TVs for today’s viewing needs.
More than 90 years after televisions first became commercially available, you might think buying one would be as easy as picking a toaster. But if you’re in the market for a new TV, it’s easy to get bogged down in resolutions, audio standards, acronyms and initials.
Considering what’s most important to you — clarity, bright colors, deep blacks — will help you choose how best to spend your money.
4K OR HD:
A 4K TV is fast becoming the default selection as prices continue to drop. While not all 4K sets are created equal, all do provide much better image quality than 1080p HD displays. Finding 4K content comes at a cost, though. Expect to pay a premium for the higher resolution from streaming services such as Netflix or through the purchase of an ultra- HD Blu-ray player.
Smart TVs connect to the internet, and most offer all your favorite streaming services without the need for additional accessories such as an Apple TV or Roku. While a Smart TV’s interface and flexibility may fall short of the dedicated devices, they get the job done.
LED OR OLED:
LEDs — light-emitting diodes— are what light up your TV. Depending on the size of the screen, a typical HD TV can have thousands of LEDs. An OLED, or organic light-emitting diode, is much smaller than an LED, and a TV may have millions of them.
OLED TVs have the edge when displaying deep, dark blacks in images. The size of the OLEDs also means these TVs can be impressively thin, light and less power hungry. OLEDs also offer a wider viewing angle, with better results when viewed from the side than with LEDs.

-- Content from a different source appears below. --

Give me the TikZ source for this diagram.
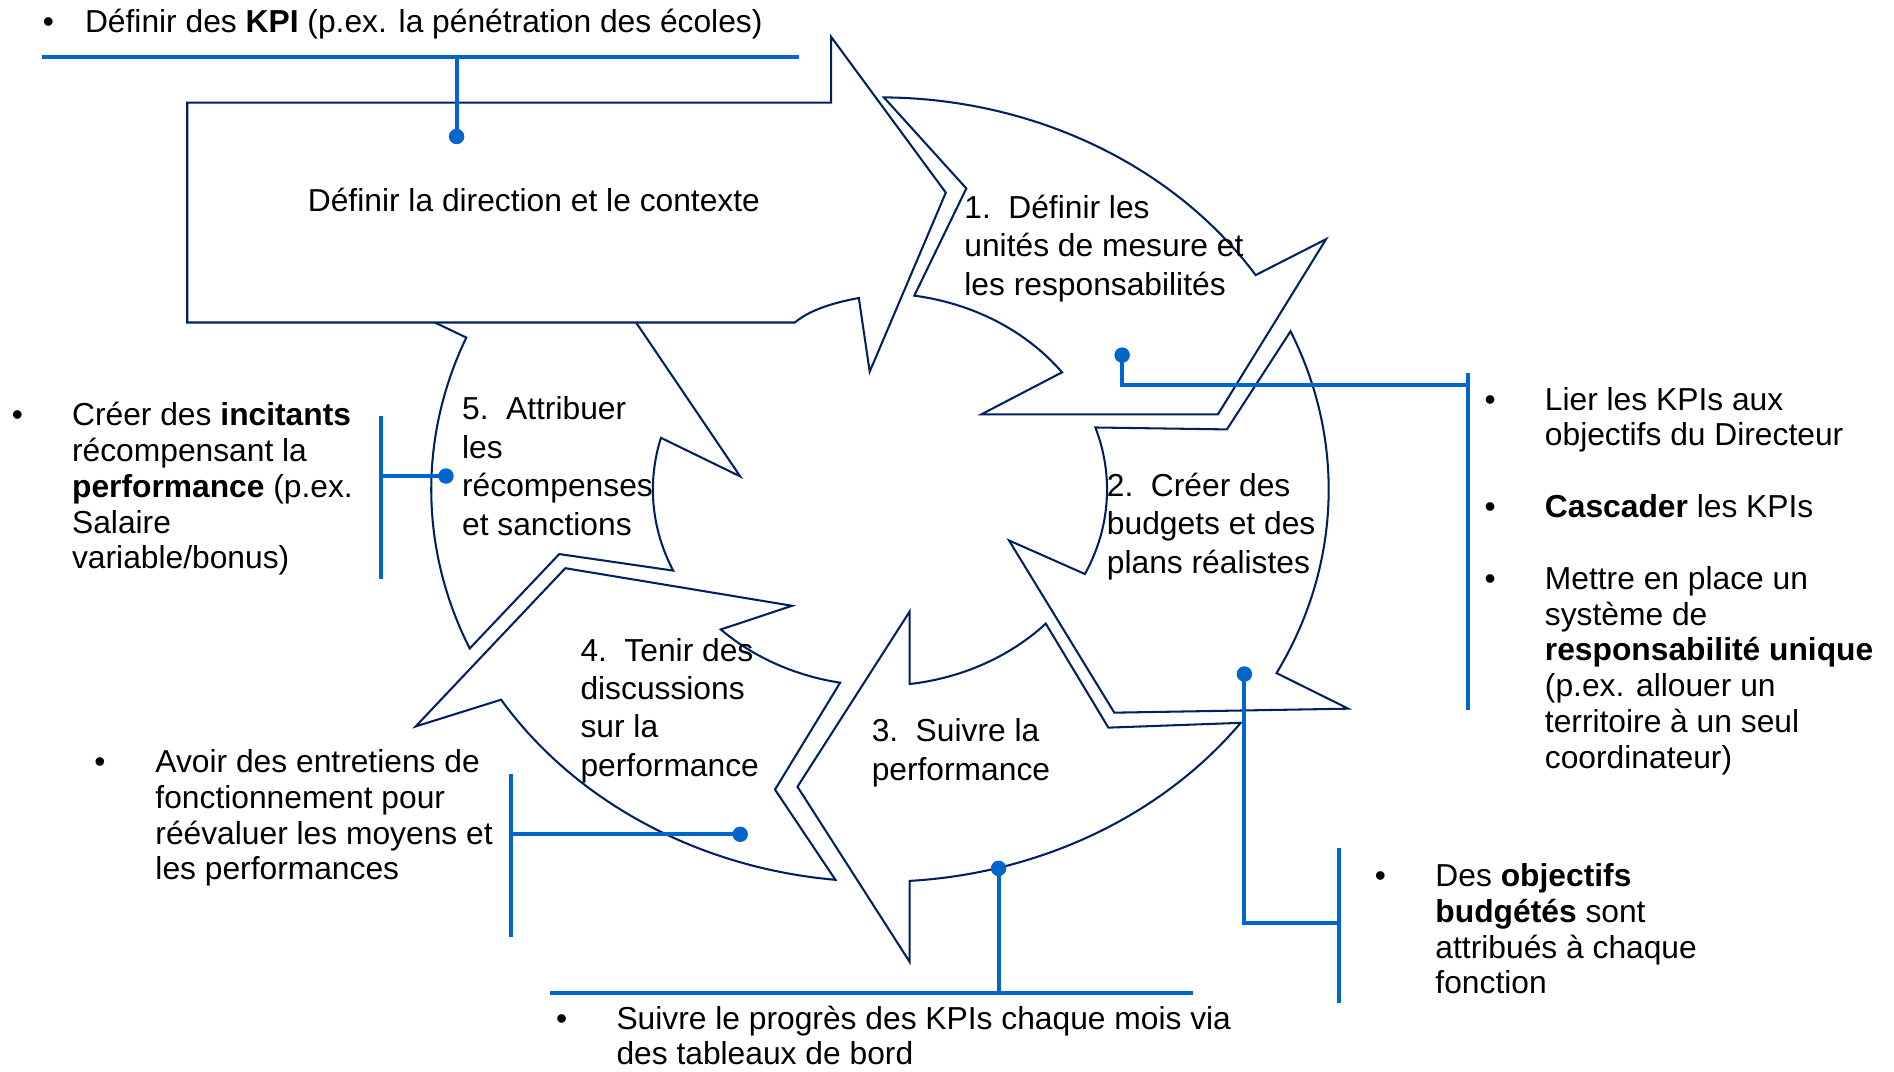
\documentclass[tikz,border=0pt]{standalone}
\usepackage{fontspec}
\setmainfont{Liberation Sans}
\definecolor{navyline}{RGB}{0,32,96}
\definecolor{conblue}{RGB}{0,102,204}
\newcommand\mlines[1]{\vtop{\halign{##\hfil\cr #1\crcr}}}
\newcommand\cOx[1]{728.5+371.5*cos(#1)}
\newcommand\cOy[1]{405.3+324.7*sin(#1)}
\newcommand\cIx[1]{728.5+188*cos(#1)}
\newcommand\cIy[1]{405.3+162.4*sin(#1)}
\newcommand\numgap{\hspace{0.55em}}
\begin{document}
\begin{tikzpicture}[x=0.5pt,y=-0.5pt,
  shp/.style={draw=navyline, line width=0.85pt, fill=white, line join=miter},
  con/.style={draw=conblue, line width=1.7pt, line join=miter},
  dot/.style={circle, fill=conblue, inner sep=0pt, minimum size=6.4pt},
  txt/.style={anchor=base west, inner sep=0pt, font=\fontsize{13.15}{14.8}\selectfont},
  numtxt/.style={anchor=base west, inner sep=0pt, font=\fontsize{13.15}{15.9}\selectfont},
  bul/.style={anchor=base, inner sep=0pt, font=\fontsize{13.15}{14.8}\selectfont},
  outarc/.style={x radius=371.5, y radius=324.7},
  inarc/.style={x radius=188, y radius=162.4}]
\fill[white] (0,0) rectangle (1568,887);
\useasboundingbox (0,0) rectangle (1568,887);

% arc end points
\coordinate (a1o) at ({\cOx{-89.5}},{\cOy{-89.5}});
\coordinate (a1i) at ({\cIx{-36.7}},{\cIy{-36.7}});
\coordinate (a2o) at ({\cOx{-23.8}},{\cOy{-23.8}});
\coordinate (a2i) at ({\cIx{25.5}},{\cIy{25.5}});
\coordinate (a3o) at ({\cOx{36.5}},{\cOy{36.5}});
\coordinate (a3i) at ({\cIx{82.5}},{\cIy{82.5}});
\coordinate (a4o) at ({\cOx{95.7}},{\cOy{95.7}});
\coordinate (a4i) at ({\cIx{134.5}},{\cIy{134.5}});
\coordinate (a5o) at ({\cOx{156.1}},{\cOy{156.1}});
\coordinate (a5i) at ({\cIx{195.3}},{\cIy{195.3}});

% arrow 5 (under the block arrow)
\draw[shp] (a5o) arc[outarc, start angle=156.1, end angle=202.8]
  -- (361.5,267.7) -- (325.6,250) -- (515.1,250) -- (612.8,394.4)
  -- (a5i) arc[inarc, start angle=195.3, end angle=155.6]
  -- (463,458.7) -- cycle;

% block arrow
\draw[shp] (155,85) -- (688,85) -- (688,30.4) -- (783,159.5) -- (720,307.7)
  -- (711,246.7) .. controls (688,251) and (670,257) .. (658,267)
  -- (155,267) -- cycle;

% arrow 1
\draw[shp] (a1o) arc[outarc, start angle=-89.5, end angle=-33.15]
  -- (1097.8,198) -- (1008.3,343) -- (812.5,343)
  -- (a1i) arc[inarc, start angle=-36.7, end angle=-81.3]
  -- (800,156) -- cycle;

% arrow 2
\draw[shp] (a2o) arc[outarc, start angle=-23.8, end angle=27.9]
  -- (1116.2,586.7) -- (922.5,590) -- (835.3,447.4)
  -- (a2i) arc[inarc, start angle=25.5, end angle=-18.45]
  -- (1015.7,355.5) -- cycle;

% arrow 3
\draw[shp] (a3o) arc[outarc, start angle=36.5, end angle=86.2]
  -- (753,796.2) -- (660.2,651.3) -- (753,506.4)
  -- (a3i) arc[inarc, start angle=82.5, end angle=43.1]
  -- (917.6,602.4) -- cycle;

% arrow 4
\draw[shp] (a4o) arc[outarc, start angle=95.7, end angle=147.6]
  -- (344.1,601.4) -- (468,470.4) -- (655.7,501.5)
  -- (a4i) arc[inarc, start angle=134.5, end angle=100.1]
  -- (641.6,653.7) -- cycle;

% connectors
\node[dot] (d0) at (378,113) {};
\node[dot] (d1) at (929,294) {};
\node[dot] (d2) at (1030.2,558) {};
\node[dot] (d3) at (826.7,718.9) {};
\node[dot] (d4) at (612.8,690.7) {};
\node[dot] (d5) at (369.2,394.1) {};

\coordinate (h0l) at (35,47.5);
\coordinate (h0r) at (661.5,47.5);
\coordinate (h0m) at (378,47.5);
\draw[con] (h0l) -- (h0r);
\draw[con] (h0m) -- (d0.center);

\coordinate (b1t) at (1215,309);
\coordinate (b1b) at (1215,588);
\coordinate (b1m) at (1215,319);
\draw[con] (b1t) -- (b1b);
\draw[con] (d1.center) |- (b1m);

\coordinate (b5t) at (315.5,344.4);
\coordinate (b5b) at (315.5,479.6);
\coordinate (b5m) at (315.5,394.1);
\draw[con] (b5t) -- (b5b);
\draw[con] (b5m) -- (d5.center);

\coordinate (b4t) at (422.8,640.5);
\coordinate (b4b) at (422.8,775.8);
\coordinate (b4m) at (422.8,690.7);
\draw[con] (b4t) -- (b4b);
\draw[con] (b4m) -- (d4.center);

\coordinate (h3l) at (455,822.4);
\coordinate (h3r) at (988,822.4);
\coordinate (h3m) at (826.7,822.4);
\draw[con] (h3l) -- (h3r);
\draw[con] (h3m) -- (d3.center);

\coordinate (b2t) at (1108.8,702.3);
\coordinate (b2b) at (1108.8,830.7);
\coordinate (b2m) at (1108.8,763.9);
\draw[con] (b2t) -- (b2b);
\draw[con] (d2.center) |- (b2m);

% texts
\node[bul] (u0) at (40,26.5) {•};
\node[txt] (t0) at (70,26.5) {Définir des \textbf{KPI} (p.ex. la pénétration des écoles)};
\node[txt, anchor=base] (tb) at (442,175.5) {Définir la direction et le contexte};

\node[numtxt] (n1) at (798,180.8) {\mlines{1.\numgap Définir les\cr unités de mesure et\cr les responsabilités}};
\node[numtxt] (n2) at (916,411) {\mlines{2.\numgap Créer des\cr budgets et des\cr plans réalistes}};
\node[numtxt] (n3) at (721.3,614) {\mlines{3.\numgap Suivre la\cr performance}};
\node[numtxt] (n4) at (480.2,547.3) {\mlines{4.\numgap Tenir des\cr discussions\cr sur la\cr performance}};
\node[numtxt] (n5) at (382.2,347.7) {\mlines{5.\numgap Attribuer\cr les\cr récompenses\cr et sanctions}};

\node[bul] (u1) at (14.4,352.6) {•};
\node[txt] (l1) at (59.3,352.6) {\mlines{Créer des \textbf{incitants}\cr récompensant la\cr \textbf{performance} (p.ex.\cr Salaire\cr variable/bonus)}};

\node[bul] (u2) at (82.8,639.6) {•};
\node[txt] (l2) at (128.3,639.6) {\mlines{Avoir des entretiens de\cr fonctionnement pour\cr réévaluer les moyens et\cr les performances}};

\node[bul] (u3) at (465,852) {•};
\node[txt, font=\fontsize{13.15}{14.6}\selectfont] (l3) at (510,852) {\mlines{Suivre le progrès des KPIs chaque mois via\cr des tableaux de bord}};

\node[bul] (u4) at (1233.6,339.5) {•};
\node[txt] (r1) at (1278.6,339.5) {\mlines{Lier les KPIs aux\cr objectifs du Directeur}};
\node[bul] (u5) at (1233.6,428.5) {•};
\node[txt] (r2) at (1278.6,428.5) {\textbf{Cascader} les KPIs};
\node[bul] (u6) at (1233.6,488) {•};
\node[txt] (r3) at (1278.6,488) {\mlines{Mettre en place un\cr système de\cr \textbf{responsabilité unique}\cr (p.ex. allouer un\cr territoire à un seul\cr coordinateur)}};

\node[bul] (u7) at (1142.8,734) {•};
\node[txt] (r4) at (1188,734) {\mlines{Des \textbf{objectifs}\cr \textbf{budgétés} sont\cr attribués à chaque\cr fonction}};
\end{tikzpicture}
\end{document}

So why pick an LED TV? Price is probably the biggest factor. OLEDs are still top-of-the- line devices and are priced accordingly. They also can’t yet match LEDs for brightness or better all-around value.
HDR, or High Dynamic Range, provides a higher level of contrast between light and dark in 4K TVs. In practice, HDR provides more vivid images and colors that pop. There are two major competing players in the market, Dolby Vision and HDR10. While HDR10 is supported by more televisions, Dolby Vision is considered superior.